* **Problem to work on**
Set the listing down again exactly, please, apart from its pictures.

* **Data segment**
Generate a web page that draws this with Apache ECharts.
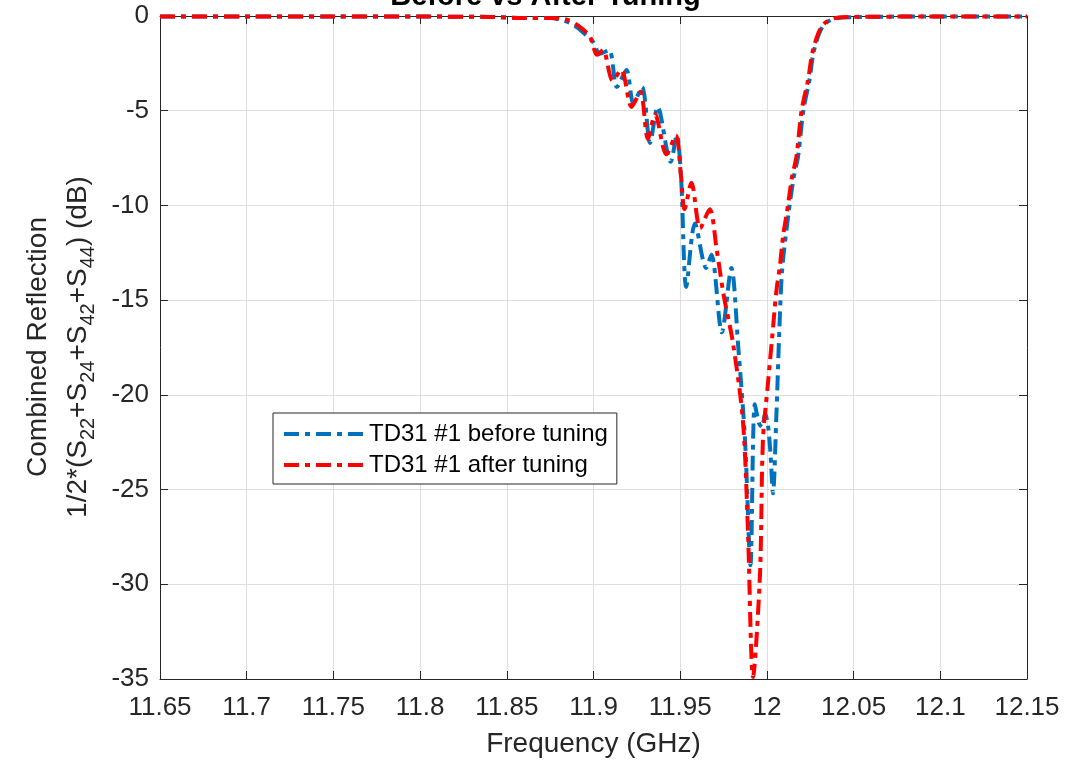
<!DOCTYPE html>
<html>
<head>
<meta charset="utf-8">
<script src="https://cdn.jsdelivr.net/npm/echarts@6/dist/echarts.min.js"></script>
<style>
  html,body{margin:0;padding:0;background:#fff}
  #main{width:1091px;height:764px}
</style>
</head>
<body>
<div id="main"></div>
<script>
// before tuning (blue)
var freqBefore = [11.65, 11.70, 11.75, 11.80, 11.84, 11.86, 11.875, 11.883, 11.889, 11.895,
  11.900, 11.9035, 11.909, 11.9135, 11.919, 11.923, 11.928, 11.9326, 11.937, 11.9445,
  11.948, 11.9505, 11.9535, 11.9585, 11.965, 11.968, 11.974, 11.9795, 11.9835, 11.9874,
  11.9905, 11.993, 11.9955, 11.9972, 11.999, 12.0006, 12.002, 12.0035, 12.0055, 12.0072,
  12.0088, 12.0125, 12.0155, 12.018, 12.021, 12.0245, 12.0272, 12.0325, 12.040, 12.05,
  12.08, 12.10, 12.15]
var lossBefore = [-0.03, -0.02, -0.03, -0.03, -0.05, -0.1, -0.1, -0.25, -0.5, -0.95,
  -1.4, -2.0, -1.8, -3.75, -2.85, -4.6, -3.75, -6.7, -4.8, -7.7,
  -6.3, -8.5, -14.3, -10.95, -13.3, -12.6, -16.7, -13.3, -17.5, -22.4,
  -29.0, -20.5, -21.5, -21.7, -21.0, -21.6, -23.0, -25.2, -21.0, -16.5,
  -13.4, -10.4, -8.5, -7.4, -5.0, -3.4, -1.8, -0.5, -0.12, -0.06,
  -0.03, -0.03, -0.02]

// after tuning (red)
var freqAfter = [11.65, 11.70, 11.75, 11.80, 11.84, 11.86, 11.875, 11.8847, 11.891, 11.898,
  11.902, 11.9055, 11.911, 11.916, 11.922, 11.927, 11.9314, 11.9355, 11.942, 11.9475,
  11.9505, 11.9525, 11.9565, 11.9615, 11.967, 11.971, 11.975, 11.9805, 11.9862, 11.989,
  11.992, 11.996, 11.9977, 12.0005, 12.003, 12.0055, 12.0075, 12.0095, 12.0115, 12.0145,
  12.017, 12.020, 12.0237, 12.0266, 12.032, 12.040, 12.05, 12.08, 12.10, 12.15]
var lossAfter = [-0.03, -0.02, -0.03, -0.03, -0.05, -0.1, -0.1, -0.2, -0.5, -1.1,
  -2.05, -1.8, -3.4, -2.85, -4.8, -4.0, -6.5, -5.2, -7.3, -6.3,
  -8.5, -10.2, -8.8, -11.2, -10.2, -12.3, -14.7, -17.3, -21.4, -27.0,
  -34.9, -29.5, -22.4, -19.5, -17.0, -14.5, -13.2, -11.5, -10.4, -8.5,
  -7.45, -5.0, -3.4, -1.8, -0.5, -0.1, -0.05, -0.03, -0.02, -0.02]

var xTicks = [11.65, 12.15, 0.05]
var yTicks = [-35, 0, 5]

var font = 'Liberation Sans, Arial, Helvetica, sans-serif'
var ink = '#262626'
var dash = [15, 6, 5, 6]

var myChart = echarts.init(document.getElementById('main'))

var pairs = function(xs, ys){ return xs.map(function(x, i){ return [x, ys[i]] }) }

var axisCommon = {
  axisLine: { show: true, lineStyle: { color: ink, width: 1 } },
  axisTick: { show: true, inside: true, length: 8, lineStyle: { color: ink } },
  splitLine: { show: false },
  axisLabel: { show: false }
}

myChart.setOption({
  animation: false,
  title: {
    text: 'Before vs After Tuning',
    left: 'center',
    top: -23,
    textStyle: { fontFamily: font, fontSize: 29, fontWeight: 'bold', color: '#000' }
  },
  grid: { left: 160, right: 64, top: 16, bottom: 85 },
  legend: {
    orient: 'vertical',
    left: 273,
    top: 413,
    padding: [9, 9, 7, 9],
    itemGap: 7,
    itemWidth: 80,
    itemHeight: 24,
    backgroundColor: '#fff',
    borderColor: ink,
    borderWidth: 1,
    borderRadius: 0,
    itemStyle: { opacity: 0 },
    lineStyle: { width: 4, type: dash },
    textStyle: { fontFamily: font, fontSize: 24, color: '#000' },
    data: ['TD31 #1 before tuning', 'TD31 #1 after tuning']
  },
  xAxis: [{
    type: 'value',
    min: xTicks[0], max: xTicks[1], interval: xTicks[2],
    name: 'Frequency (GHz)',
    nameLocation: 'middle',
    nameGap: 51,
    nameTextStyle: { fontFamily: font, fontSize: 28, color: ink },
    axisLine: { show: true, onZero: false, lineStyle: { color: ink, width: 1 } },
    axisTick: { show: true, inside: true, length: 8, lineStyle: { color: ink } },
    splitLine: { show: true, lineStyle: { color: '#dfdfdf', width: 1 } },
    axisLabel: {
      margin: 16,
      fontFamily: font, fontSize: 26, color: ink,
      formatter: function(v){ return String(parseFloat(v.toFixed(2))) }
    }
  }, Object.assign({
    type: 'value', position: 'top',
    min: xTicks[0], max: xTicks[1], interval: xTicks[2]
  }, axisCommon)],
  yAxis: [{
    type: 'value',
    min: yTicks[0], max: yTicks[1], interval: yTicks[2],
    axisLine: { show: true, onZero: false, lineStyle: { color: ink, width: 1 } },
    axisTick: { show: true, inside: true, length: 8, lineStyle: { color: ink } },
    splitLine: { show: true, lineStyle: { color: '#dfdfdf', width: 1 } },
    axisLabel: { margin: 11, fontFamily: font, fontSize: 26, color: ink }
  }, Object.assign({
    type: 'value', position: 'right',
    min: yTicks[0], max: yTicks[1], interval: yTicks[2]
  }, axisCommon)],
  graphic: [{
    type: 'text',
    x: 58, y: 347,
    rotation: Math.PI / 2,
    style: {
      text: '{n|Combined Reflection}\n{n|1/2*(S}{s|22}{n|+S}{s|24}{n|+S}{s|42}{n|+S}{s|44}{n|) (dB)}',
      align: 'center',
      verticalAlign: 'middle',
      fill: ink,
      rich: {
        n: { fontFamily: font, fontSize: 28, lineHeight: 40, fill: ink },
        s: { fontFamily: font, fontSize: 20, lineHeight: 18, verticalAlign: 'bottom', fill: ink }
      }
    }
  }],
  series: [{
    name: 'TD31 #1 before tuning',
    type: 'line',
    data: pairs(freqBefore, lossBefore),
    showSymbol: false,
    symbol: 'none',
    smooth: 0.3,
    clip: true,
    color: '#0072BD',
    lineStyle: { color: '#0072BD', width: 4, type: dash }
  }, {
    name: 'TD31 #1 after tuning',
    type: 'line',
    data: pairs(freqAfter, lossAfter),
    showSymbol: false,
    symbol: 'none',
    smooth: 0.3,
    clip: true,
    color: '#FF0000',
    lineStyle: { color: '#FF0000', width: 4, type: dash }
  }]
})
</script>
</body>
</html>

* **Task output**
Generate a web page that draws this with Apache ECharts.
<!DOCTYPE html>
<html>
<head>
<meta charset="utf-8">
<script src="https://cdn.jsdelivr.net/npm/echarts@6/dist/echarts.min.js"></script>
<style>
  html,body{margin:0;padding:0;background:#fff}
  #main{width:1091px;height:764px}
</style>
</head>
<body>
<div id="main"></div>
<script>
// before tuning (blue)
var freqBefore = [11.65, 11.70, 11.75, 11.80, 11.84, 11.86, 11.875, 11.883, 11.889, 11.895,
  11.900, 11.9035, 11.909, 11.9135, 11.919, 11.923, 11.928, 11.9326, 11.937, 11.9445,
  11.948, 11.9505, 11.9535, 11.9585, 11.965, 11.968, 11.974, 11.9795, 11.9835, 11.9874,
  11.9905, 11.993, 11.9955, 11.9972, 11.999, 12.0006, 12.002, 12.0035, 12.0055, 12.0072,
  12.0088, 12.0125, 12.0155, 12.018, 12.021, 12.0245, 12.0272, 12.0325, 12.040, 12.05,
  12.08, 12.10, 12.15]
var lossBefore = [-0.03, -0.02, -0.03, -0.03, -0.05, -0.1, -0.1, -0.25, -0.5, -0.95,
  -1.4, -2.0, -1.8, -3.75, -2.85, -4.6, -3.75, -6.7, -4.8, -7.7,
  -6.3, -8.5, -14.3, -10.95, -13.3, -12.6, -16.7, -13.3, -17.5, -22.4,
  -29.0, -20.5, -21.5, -21.7, -21.0, -21.6, -23.0, -25.2, -21.0, -16.5,
  -13.4, -10.4, -8.5, -7.4, -5.0, -3.4, -1.8, -0.5, -0.12, -0.06,
  -0.03, -0.03, -0.02]

// after tuning (red)
var freqAfter = [11.65, 11.70, 11.75, 11.80, 11.84, 11.86, 11.875, 11.8847, 11.891, 11.898,
  11.902, 11.9055, 11.911, 11.916, 11.922, 11.927, 11.9314, 11.9355, 11.942, 11.9475,
  11.9505, 11.9525, 11.9565, 11.9615, 11.967, 11.971, 11.975, 11.9805, 11.9862, 11.989,
  11.992, 11.996, 11.9977, 12.0005, 12.003, 12.0055, 12.0075, 12.0095, 12.0115, 12.0145,
  12.017, 12.020, 12.0237, 12.0266, 12.032, 12.040, 12.05, 12.08, 12.10, 12.15]
var lossAfter = [-0.03, -0.02, -0.03, -0.03, -0.05, -0.1, -0.1, -0.2, -0.5, -1.1,
  -2.05, -1.8, -3.4, -2.85, -4.8, -4.0, -6.5, -5.2, -7.3, -6.3,
  -8.5, -10.2, -8.8, -11.2, -10.2, -12.3, -14.7, -17.3, -21.4, -27.0,
  -34.9, -29.5, -22.4, -19.5, -17.0, -14.5, -13.2, -11.5, -10.4, -8.5,
  -7.45, -5.0, -3.4, -1.8, -0.5, -0.1, -0.05, -0.03, -0.02, -0.02]

var xTicks = [11.65, 12.15, 0.05]
var yTicks = [-35, 0, 5]

var font = 'Liberation Sans, Arial, Helvetica, sans-serif'
var ink = '#262626'
var dash = [15, 6, 5, 6]

var myChart = echarts.init(document.getElementById('main'))

var pairs = function(xs, ys){ return xs.map(function(x, i){ return [x, ys[i]] }) }

var axisCommon = {
  axisLine: { show: true, lineStyle: { color: ink, width: 1 } },
  axisTick: { show: true, inside: true, length: 8, lineStyle: { color: ink } },
  splitLine: { show: false },
  axisLabel: { show: false }
}

myChart.setOption({
  animation: false,
  title: {
    text: 'Before vs After Tuning',
    left: 'center',
    top: -23,
    textStyle: { fontFamily: font, fontSize: 29, fontWeight: 'bold', color: '#000' }
  },
  grid: { left: 160, right: 64, top: 16, bottom: 85 },
  legend: {
    orient: 'vertical',
    left: 273,
    top: 413,
    padding: [9, 9, 7, 9],
    itemGap: 7,
    itemWidth: 80,
    itemHeight: 24,
    backgroundColor: '#fff',
    borderColor: ink,
    borderWidth: 1,
    borderRadius: 0,
    itemStyle: { opacity: 0 },
    lineStyle: { width: 4, type: dash },
    textStyle: { fontFamily: font, fontSize: 24, color: '#000' },
    data: ['TD31 #1 before tuning', 'TD31 #1 after tuning']
  },
  xAxis: [{
    type: 'value',
    min: xTicks[0], max: xTicks[1], interval: xTicks[2],
    name: 'Frequency (GHz)',
    nameLocation: 'middle',
    nameGap: 51,
    nameTextStyle: { fontFamily: font, fontSize: 28, color: ink },
    axisLine: { show: true, onZero: false, lineStyle: { color: ink, width: 1 } },
    axisTick: { show: true, inside: true, length: 8, lineStyle: { color: ink } },
    splitLine: { show: true, lineStyle: { color: '#dfdfdf', width: 1 } },
    axisLabel: {
      margin: 16,
      fontFamily: font, fontSize: 26, color: ink,
      formatter: function(v){ return String(parseFloat(v.toFixed(2))) }
    }
  }, Object.assign({
    type: 'value', position: 'top',
    min: xTicks[0], max: xTicks[1], interval: xTicks[2]
  }, axisCommon)],
  yAxis: [{
    type: 'value',
    min: yTicks[0], max: yTicks[1], interval: yTicks[2],
    axisLine: { show: true, onZero: false, lineStyle: { color: ink, width: 1 } },
    axisTick: { show: true, inside: true, length: 8, lineStyle: { color: ink } },
    splitLine: { show: true, lineStyle: { color: '#dfdfdf', width: 1 } },
    axisLabel: { margin: 11, fontFamily: font, fontSize: 26, color: ink }
  }, Object.assign({
    type: 'value', position: 'right',
    min: yTicks[0], max: yTicks[1], interval: yTicks[2]
  }, axisCommon)],
  graphic: [{
    type: 'text',
    x: 58, y: 347,
    rotation: Math.PI / 2,
    style: {
      text: '{n|Combined Reflection}\n{n|1/2*(S}{s|22}{n|+S}{s|24}{n|+S}{s|42}{n|+S}{s|44}{n|) (dB)}',
      align: 'center',
      verticalAlign: 'middle',
      fill: ink,
      rich: {
        n: { fontFamily: font, fontSize: 28, lineHeight: 40, fill: ink },
        s: { fontFamily: font, fontSize: 20, lineHeight: 18, verticalAlign: 'bottom', fill: ink }
      }
    }
  }],
  series: [{
    name: 'TD31 #1 before tuning',
    type: 'line',
    data: pairs(freqBefore, lossBefore),
    showSymbol: false,
    symbol: 'none',
    smooth: 0.3,
    clip: true,
    color: '#0072BD',
    lineStyle: { color: '#0072BD', width: 4, type: dash }
  }, {
    name: 'TD31 #1 after tuning',
    type: 'line',
    data: pairs(freqAfter, lossAfter),
    showSymbol: false,
    symbol: 'none',
    smooth: 0.3,
    clip: true,
    color: '#FF0000',
    lineStyle: { color: '#FF0000', width: 4, type: dash }
  }]
})
</script>
</body>
</html>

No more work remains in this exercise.